Aparente calma política
Desde la Transición democrática, Galicia ha ido perdiendo peso específico en el panorama político español
Algo de esto sucede en la política gallega actual: parece advertirse un movimiento profundo que anuncia cambios en el futuro, pero en las cartas de la náutica política solo se identifican las embarcaciones que se aproximan a puerto. No se conoce bien la mercancía que traen y tampoco la identidad de sus capitanes. No parece haber peligro de accidentes, a pesar de que los rumbos no están claramente fijados. Estamos, pues, en una situación de aparente calma y, a la vez, de incertidumbre, que deriva de muy diferentes causas. La primera tiene que ver con la posición de Galicia en el tablero político español, en la que ha ido perdiendo peso específico desde los tiempos de la Transición democrática. Es verdad que la “cuestión” gallega, a diferencia de la vasca o la catalana, no ha tenido desde 1977 el carácter problemático de aquellas. Como dijo Vicente Risco en su lúcido libro El problema político de Galicia (1930), el nudo estaba en que “no ha habido nunca verdadera política gallega”, esto es, que Galicia no formaba parte de la agenda política española. Esta contradicción se resolvió a su modo en el régimen republicano de 1931, a través de partidos como la ORGA de Casares Quiroga, que tuvo un papel protagonista en la política republicana, y del Partido Galeguista, que lo tuvo en la movilización a favor del Estatuto de Autonomía, aprobado en plebiscito popular en junio de 1936.
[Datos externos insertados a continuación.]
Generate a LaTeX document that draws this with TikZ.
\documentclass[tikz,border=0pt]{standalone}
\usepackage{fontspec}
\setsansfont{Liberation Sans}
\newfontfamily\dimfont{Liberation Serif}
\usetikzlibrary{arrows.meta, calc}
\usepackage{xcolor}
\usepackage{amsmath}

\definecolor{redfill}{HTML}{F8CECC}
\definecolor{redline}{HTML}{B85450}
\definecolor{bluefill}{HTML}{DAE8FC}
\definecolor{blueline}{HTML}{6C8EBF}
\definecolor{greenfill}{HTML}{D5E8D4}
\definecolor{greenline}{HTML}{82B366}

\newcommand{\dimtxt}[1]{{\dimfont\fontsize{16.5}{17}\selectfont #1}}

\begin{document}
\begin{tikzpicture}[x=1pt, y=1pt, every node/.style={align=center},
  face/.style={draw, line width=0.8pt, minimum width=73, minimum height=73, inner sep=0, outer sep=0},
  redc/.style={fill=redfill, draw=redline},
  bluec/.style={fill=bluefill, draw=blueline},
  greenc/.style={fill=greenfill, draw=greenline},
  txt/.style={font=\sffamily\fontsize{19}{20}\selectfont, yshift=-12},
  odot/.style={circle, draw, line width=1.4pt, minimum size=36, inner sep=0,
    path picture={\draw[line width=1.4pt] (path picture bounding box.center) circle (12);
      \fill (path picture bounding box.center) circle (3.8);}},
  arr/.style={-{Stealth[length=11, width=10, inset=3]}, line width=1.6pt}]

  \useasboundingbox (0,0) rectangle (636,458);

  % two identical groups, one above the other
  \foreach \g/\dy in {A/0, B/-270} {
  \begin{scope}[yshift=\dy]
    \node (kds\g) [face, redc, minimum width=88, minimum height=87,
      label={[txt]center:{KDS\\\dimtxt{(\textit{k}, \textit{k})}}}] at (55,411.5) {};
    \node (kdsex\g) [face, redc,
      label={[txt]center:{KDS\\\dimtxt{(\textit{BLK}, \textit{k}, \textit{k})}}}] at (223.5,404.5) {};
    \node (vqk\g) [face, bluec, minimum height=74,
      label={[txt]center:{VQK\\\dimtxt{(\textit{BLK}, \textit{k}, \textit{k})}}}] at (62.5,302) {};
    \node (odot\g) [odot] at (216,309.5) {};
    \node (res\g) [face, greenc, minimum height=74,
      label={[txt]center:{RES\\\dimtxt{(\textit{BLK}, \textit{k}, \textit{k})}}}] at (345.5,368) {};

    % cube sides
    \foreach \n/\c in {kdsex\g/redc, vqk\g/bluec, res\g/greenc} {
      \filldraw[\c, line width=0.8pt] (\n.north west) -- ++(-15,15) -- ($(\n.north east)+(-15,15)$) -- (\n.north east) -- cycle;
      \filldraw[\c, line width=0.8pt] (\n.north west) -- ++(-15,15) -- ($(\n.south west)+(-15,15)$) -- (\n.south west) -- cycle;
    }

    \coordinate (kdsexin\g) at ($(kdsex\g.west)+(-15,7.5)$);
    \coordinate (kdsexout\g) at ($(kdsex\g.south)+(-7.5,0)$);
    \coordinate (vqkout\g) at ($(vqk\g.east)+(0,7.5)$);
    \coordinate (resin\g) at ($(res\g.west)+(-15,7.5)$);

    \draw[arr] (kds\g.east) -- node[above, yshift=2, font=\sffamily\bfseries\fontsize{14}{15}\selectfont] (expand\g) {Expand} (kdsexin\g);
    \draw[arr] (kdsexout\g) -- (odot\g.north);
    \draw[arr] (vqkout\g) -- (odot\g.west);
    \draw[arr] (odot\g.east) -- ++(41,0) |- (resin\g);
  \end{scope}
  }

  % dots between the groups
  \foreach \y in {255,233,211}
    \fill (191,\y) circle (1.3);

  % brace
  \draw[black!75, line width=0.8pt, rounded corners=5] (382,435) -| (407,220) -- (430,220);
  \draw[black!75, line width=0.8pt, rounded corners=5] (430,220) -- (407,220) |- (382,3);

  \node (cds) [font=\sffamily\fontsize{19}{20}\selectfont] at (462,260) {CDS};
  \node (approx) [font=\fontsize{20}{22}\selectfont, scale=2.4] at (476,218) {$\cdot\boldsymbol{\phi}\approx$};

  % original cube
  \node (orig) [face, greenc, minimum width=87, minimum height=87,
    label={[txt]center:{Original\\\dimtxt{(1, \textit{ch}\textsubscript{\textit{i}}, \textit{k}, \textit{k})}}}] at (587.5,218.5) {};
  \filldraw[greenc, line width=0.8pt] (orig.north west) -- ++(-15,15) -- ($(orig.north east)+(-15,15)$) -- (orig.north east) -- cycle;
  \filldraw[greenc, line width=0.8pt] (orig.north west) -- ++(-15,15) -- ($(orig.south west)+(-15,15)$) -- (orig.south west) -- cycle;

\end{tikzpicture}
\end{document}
En la política gallega actual parece advertirse un movimiento profundo que anuncia cambios en el futuro
Aquella experiencia, a pesar de la Guerra Civil y del largo exilio, no fue un trabajo baldío porque fue recuperada a su modo en los debates constituyentes y en el propio texto constitucional, en el que se atribuyen algunas ventajas simbólicas a las autonomías que hubieren aprobado en el pasado sus estatutos. Aunque el proceso estatutario gallego estuvo a punto de ser la piedra de toque de la “racionalización autonómica” inspirada por algunos dirigentes de UCD y PSOE, la respuesta política al llamado “estatuto do aldraxe” en 1979 fue contundente y sus consecuencias, demoledoras para la UCD, que comenzó su declinar político en las primeras elecciones autonómicas gallegas, en el otoño de 1981, cuando se vio superada por la AP de Fraga Iribarne. La gestión del proceso estatutario y la posterior hegemonía de partidos de centroderecha en la gobernación de la autonomía gallega son la expresión y, a la vez, el resultado de la anomalía de que exista una autonomía “histórica” sin un partido político nacionalista capaz de dirigir el proceso.
Si volvemos al diagnóstico de Risco, diríamos que la política gallega en la actualidad tiene ante sí dos grandes desafíos. El primero es adecuar sus propuestas a una sociedad que ha cambiado de modo profundo en los últimos lustros y que apenas tiene que ver con los estereotipos que se manejan, incluso por parte de opiniones avisadas. Galicia es una sociedad moderna, terciarizada, con elevada apertura a la economía internacional y básicamente urbana. Todo lo contrario de la imagen de ruralismo y atraso, de caciquismo y de sumisión que sigue campando en muchas mentes, de dentro y de fuera de Galicia. La realidad gallega es otra, pero todavía no ha penetrado de forma plena en los discursos políticos y en las propuestas programáticas. El segundo desafío es más complejo y tiene que ver con una nueva negociación del estatus de Galicia en la política española. Durante varios lustros, este cometido fue atribuido, desde dentro de los grandes partidos españoles, a sus estructuras partidarias gallegas y, desde fuera, a la desigual influencia ejercida por el nacionalismo político representado básicamente por el BNG desde su fundación en 1982.
La “cuestión” gallega, a diferencia de la vasca o la catalana, no ha tenido carácter problemático desde 1977
Ambos desafíos se hallan claramente interpelados e incluso trastocados por la dinámica política actual. La capacidad de maniobra de los partidos tradicionales, todavía importante en Galicia, tiene visos de menguar progresivamente al socaire de su previsible evolución en el sistema político español. Y, por otra parte, la acción política del nacionalismo tradicional se ha visto a su vez convulsionada por la “nueva política” y los “espacios de ruptura” que representan los partidos emergentes que, en el caso de Galicia, han logrado integrar una parte del nacionalismo de izquierdas en la coalición electoral En Marea. Lo que parece ser un rumbo claro de las tendencias de fondo de la política gallega presenta en superficie, sin embargo, la incertidumbre nominal de no saber quiénes serán sus dirigentes o líderes en los próximos comicios autonómicos, dado que a día de hoy ningún partido o coalición los ha elegido. Esperemos que los capitanes de ahora tengan mejor información que el del Urquiola y eviten tropezar en las agujas rocosas del mar de fondo de la política.